A host of Japanese car manufacturers have expressed their disappointment at U.S. President Donald Trump deeming imported cars and parts to be a national security threat.
On Friday, the President agreed with the conclusion of the Commerce Department that the importation of foreign-made vehicles and auto parts have been threatening national security since the 1980s after they started to eat into the market share of American-owned car manufacturers.
In a statement, the influential Japan Automobile Manufacturers Association, chaired by Toyota president Akio Toyoda, expressed his concern about Trump’s conclusion. Members of the trade group include Toyota, Nissan, Honda, Mitsubishi, Mazda, Suzuki, Kawasaki, Yamaha, Subaru, and others.
“We are dismayed to hear a message suggesting that our long-time contributions of investment and employment in the U.S. are not welcomed. As chairman, I am deeply saddened by this decision,” Toyoda said.

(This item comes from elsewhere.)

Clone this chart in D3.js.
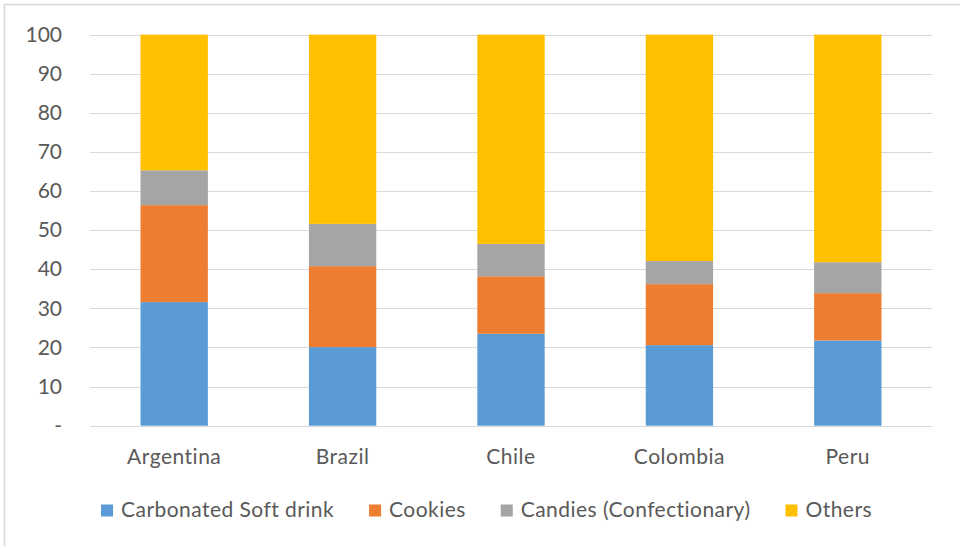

Trump wants to reduce the number of cars imported to the United States and claims that doing so will help local automakers to better invest in research and development. The White House has set a 180-day deadline for negotiating deals with Japan, the European Union, and other significant auto exporters, Bloomberg reports.
“Any trade restrictive measures would deliver a serious blow to the U.S. auto industry and economy, as it would not only disadvantage U.S. consumers, but also adversely affect the global competitiveness of U.S.-produced vehicles and suppress company investments in the U.S.,” Toyoda added.
The Japan Automobile Manufacturers Association says that it provides more than 93,000 direct American jobs. Threats from Trump are thought to have played a role in Toyota’s decision to announce an additional $3 billion to a five-year spending plan in the United States.